Nach 4h Nettogehzeit bin ich wieder zurück an der Titou Gorge, wo jetzt die absolute Hölle los ist. Hunderte von Kreuzfahrtschifftouristen drängen sich, ausgerüstet mit Schwimmwesten, am engen Einstieg, und ich schaffe es gerade noch, mir im kühlen Wasser des Flüsschens den Schlamm abzuwaschen. Also wird's heute auch nichts mehr für mich mit der Besichtigung der Schlucht, und ich mache mich schleunigst aus dem Staub.

Fazit:
  • Landschaftlich sicher der Höhepunkt auf Dominica. Äußerst abwechslungsreiche, anspruchsvolle Ganztagswanderung mit etwas Kletterei, die z.Zt. noch ohne offiziellen Guide gemacht werden darf. Trotzdem ist die Feinnavigation für den Abschnitt zwischen dem Valley of Desolation und dem Boiling Lake nicht ganz trivial, und ein Guide ist durchaus sinnvoll. Nicht nach 10 Uhr loslaufen, da früh dunkel!
  • Bergstiefel wären "over the top". Leichte Trekkingschuhe oder -sandalen völlig ausreichend.
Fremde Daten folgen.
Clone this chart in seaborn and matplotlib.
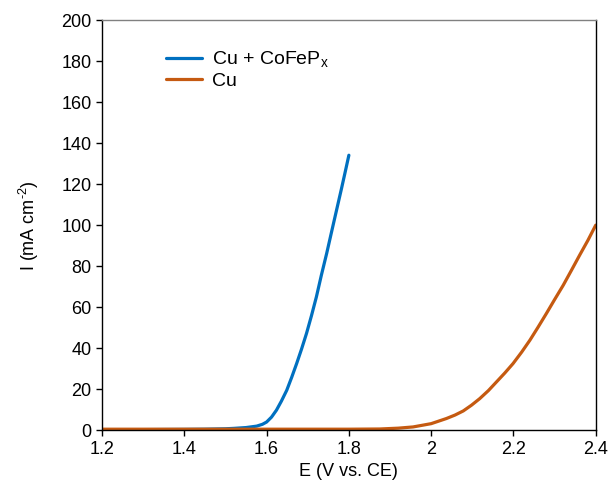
import matplotlib
matplotlib.use("Agg")
import matplotlib.pyplot as plt
import seaborn as sns
import pandas as pd

# Data
e_cofep = [1.20, 1.30, 1.40, 1.45, 1.50, 1.52, 1.55, 1.576, 1.59, 1.600, 1.612, 1.624, 1.636, 1.649,
           1.661, 1.673, 1.685, 1.697, 1.709, 1.721, 1.733, 1.746, 1.758, 1.770, 1.782, 1.790, 1.800]
i_cofep = [0.3, 0.3, 0.4, 0.5, 0.7, 0.9, 1.3, 2.0, 2.9, 4.0, 6.4, 9.8, 14.2, 19.5,
           25.8, 32.5, 39.6, 47.2, 55.8, 65.0, 75.5, 86.2, 96.8, 107.3, 117.8, 125.0, 134.1]
e_cu = [1.20, 1.40, 1.60, 1.80, 1.875, 1.92, 1.956, 2.00, 2.037, 2.058, 2.078, 2.098, 2.118, 2.139,
        2.159, 2.179, 2.199, 2.220, 2.240, 2.260, 2.280, 2.300, 2.321, 2.341, 2.361, 2.381, 2.400]
i_cu = [0.5, 0.5, 0.5, 0.5, 0.6, 1.0, 1.6, 3.2, 5.7, 7.4, 9.4, 12.2, 15.4, 19.3,
        23.6, 27.9, 32.5, 38.1, 43.9, 50.3, 56.9, 63.7, 70.7, 78.0, 85.4, 92.6, 100.0]

labels = ["Cu + CoFeP$_\\mathregular{x}$", "Cu"]
colors = ["#0070C0", "#C55A11"]
x_ticks = [1.2, 1.4, 1.6, 1.8, 2.0, 2.2, 2.4]
x_ticklabels = ["1.2", "1.4", "1.6", "1.8", "2", "2.2", "2.4"]
y_ticks = [0, 20, 40, 60, 80, 100, 120, 140, 160, 180, 200]

df = pd.concat([
    pd.DataFrame({"E": e_cofep, "I": i_cofep, "s": labels[0]}),
    pd.DataFrame({"E": e_cu, "I": i_cu, "s": labels[1]}),
])

sns.set_style("white")
plt.rcParams["font.family"] = ["Liberation Sans", "DejaVu Sans"]
plt.rcParams["mathtext.fontset"] = "custom"
plt.rcParams["mathtext.rm"] = "Liberation Sans"
plt.rcParams["text.color"] = "black"
plt.rcParams["axes.labelcolor"] = "black"

fig = plt.figure(figsize=(6.11, 4.90), dpi=100)
ax = fig.add_axes([0.167, 0.122, 0.808, 0.837])

sns.lineplot(data=df, x="E", y="I", hue="s", palette=colors, linewidth=2.3,
             ax=ax, legend=True, sort=False)

ax.set_xlim(1.2, 2.4)
ax.set_ylim(0, 200)
ax.set_xticks(x_ticks)
ax.set_xticklabels(x_ticklabels)
ax.set_yticks(y_ticks)
ax.tick_params(axis="both", direction="out", length=4, width=1, colors="black",
               labelsize=13, left=True, bottom=True)
ax.set_xlabel("E (V vs. CE)", fontsize=13, color="black")
ax.set_ylabel("I (mA cm$^{\\mathregular{\u2010}2}$)", fontsize=13, color="black", labelpad=15)

for side in ["left", "right", "bottom"]:
    ax.spines[side].set_color("black")
    ax.spines[side].set_linewidth(1.0)
ax.spines["top"].set_color("#808080")
ax.spines["top"].set_linewidth(1.0)

leg = ax.legend(handles=ax.get_legend_handles_labels()[0], labels=labels,
                loc="upper left", bbox_to_anchor=(0.095, 0.97), frameon=False,
                fontsize=14, handlelength=1.85, handletextpad=0.5, labelspacing=0.12)
for t in leg.get_texts():
    t.set_color("black")

fig.savefig("out.png", dpi=100)
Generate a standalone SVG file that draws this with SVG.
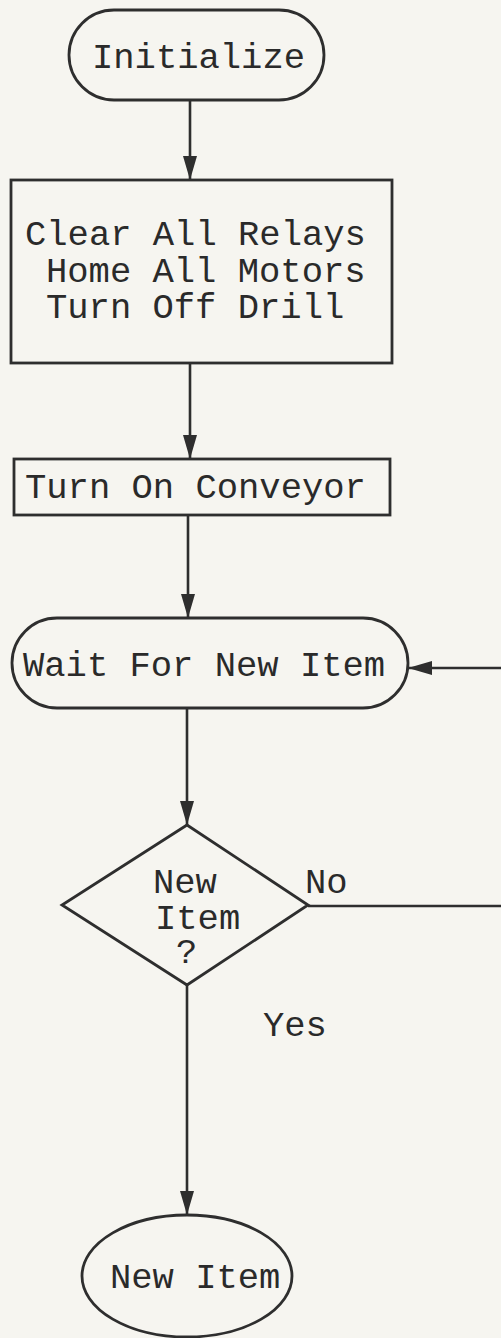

Kleider (und Beine) werden in jedem Fall schmutzig.
  • Regenschutz für Rucksack mitnehmen.
  • Nicht beim Titou-Gorge-Gebäude parken sondern etwas unterhalb sonst wird man evtl. zugeparkt.
  • Titou Gorge nett als Abkühlung nach der Wanderung. Wer sie durchschwimmen will muss sich unbedingt genau über ihre Topografie informieren.